Thought it was pretty obvious we were talking about the tenant, not the landlord. This is such weird nitpicking. When people in the US talk about apartments, they're almost always rented. The only place I've ever heard someone say "I bought my apartment" is New York, but even that is just vernacular, because the governing body is some sort of association or condo board.
I tell you this as an American who's spent enough decades on this earth hearing English, American apartments are rented 99.9% of the time.
> The only place I've ever heard someone say "I bought my apartment" is New York, but even that is just vernacular, because the governing body is some sort of association or condo board.
It's not "just vernacular", it is perfectly proper formal English. For many non-Americans – and even it seems many Americans too – calling something an "apartment" says nothing about the legal structure of building ownership.
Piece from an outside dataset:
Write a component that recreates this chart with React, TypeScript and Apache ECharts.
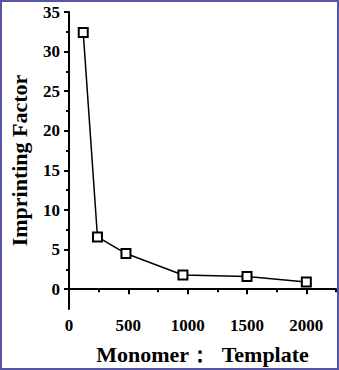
import React, { useEffect, useRef } from "react";
import * as echarts from "echarts";

const ratios = [120, 240, 480, 960, 1500, 2000];
const imprintingFactor = [32.4, 6.6, 4.5, 1.8, 1.6, 0.9];
const xMajorTicks = [0, 500, 1000, 1500, 2000];
const xMinorTicks = [250, 750, 1250, 1750, 2250];
const yMajorTicks = [0, 5, 10, 15, 20, 25, 30, 35];
const yMinorTicks = [2.5, 7.5, 12.5, 17.5, 22.5, 27.5, 32.5];

const FONT = "'Liberation Serif', 'Times New Roman', serif";

export default function App() {
  const ref = useRef<HTMLDivElement>(null);
  useEffect(() => {
    if (!ref.current) return;
    const chart = echarts.init(ref.current, null, { renderer: "svg" });
    const grid = { left: 66, right: 3, top: 12, bottom: 60 };
    const labelStyle = {
      color: "#000",
      fontFamily: FONT,
      fontWeight: "bold" as const,
      fontSize: 17,
    };
    const fmt = (v: number) => String(v);
    chart.setOption({
      animation: false,
      backgroundColor: "#fff",
      grid,
      xAxis: [
        {
          type: "value",
          min: 0,
          max: 2250,
          name: "Monomer：  Template",
          nameLocation: "middle",
          nameGap: 34,
          nameTextStyle: { ...labelStyle, fontSize: 22 },
          axisLine: { lineStyle: { color: "#000", width: 2 } },
          axisTick: {
            customValues: xMajorTicks,
            length: 5,
            lineStyle: { color: "#000", width: 2 },
          },
          axisLabel: {
            customValues: xMajorTicks,
            margin: 8,
            formatter: fmt,
            ...labelStyle,
          },
          splitLine: { show: false },
        },
        {
          type: "value",
          min: 0,
          max: 2250,
          position: "bottom",
          axisLine: { show: false },
          axisTick: {
            customValues: xMinorTicks,
            length: 3,
            lineStyle: { color: "#000", width: 2 },
          },
          axisLabel: { show: false },
          splitLine: { show: false },
        },
      ],
      yAxis: [
        {
          type: "value",
          min: -2.5,
          max: 35,
          name: "Imprinting Factor",
          nameLocation: "middle",
          nameGap: 39,
          nameTextStyle: { ...labelStyle, fontSize: 22 },
          axisLine: { show: true, lineStyle: { color: "#000", width: 2 } },
          axisTick: {
            show: true,
            customValues: yMajorTicks,
            length: 5,
            lineStyle: { color: "#000", width: 2 },
          },
          axisLabel: {
            customValues: yMajorTicks,
            margin: 9,
            formatter: fmt,
            ...labelStyle,
          },
          splitLine: { show: false },
        },
        {
          type: "value",
          min: -2.5,
          max: 35,
          position: "left",
          axisLine: { show: false },
          axisTick: {
            show: true,
            customValues: yMinorTicks,
            length: 3,
            lineStyle: { color: "#000", width: 2 },
          },
          axisLabel: { show: false },
          splitLine: { show: false },
        },
      ],
      series: [
        {
          type: "line",
          xAxisIndex: 0,
          yAxisIndex: 0,
          data: ratios.map((r, i) => [r, imprintingFactor[i]]),
          symbol: "rect",
          symbolSize: 9,
          showAllSymbol: true,
          lineStyle: { color: "#000", width: 1.5 },
          itemStyle: { color: "#fff", borderColor: "#000", borderWidth: 2 },
        },
      ],
      graphic: [
        {
          type: "rect",
          shape: { x: 1, y: 1, width: 337, height: 368 },
          style: { fill: "none", stroke: "#5656a8", lineWidth: 2 },
          silent: true,
          z: 100,
        },
      ],
    });
    return () => chart.dispose();
  }, []);
  return (
    <div
      ref={ref}
      style={{ position: "fixed", left: 0, top: 0, width: 339, height: 370 }}
    />
  );
}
I can find heaps of American news stories about people in the US buying apartments. Random example, this 2007 story from Fox News about the disappearance of a college student in Madison, Wisconsin [0]. It says regarding the victim that "Nolan, originally from Waunakee, had recently bought an apartment and moved to Madison from Whitewater, where she went to school". If Fox News is talking about people buying apartments in Madison, Wisconsin, then it is perfectly normal American English. Much more convincing than random Americans on HN telling me it isn't.
I guess this is the .1% then, as the article refers to her "9 apartments", which I presume were not tenanted.
For the record - to non Americans (both the majority of the world and the majority of the english speaking world) - "apartment" refers to the type of dwelling, not the ownership status. For many readers this localised hidden meaning in a common term is not obvious.
I tell you this as an American who's spent enough decades on this earth hearing English, American apartments are rented 99.9% of the time.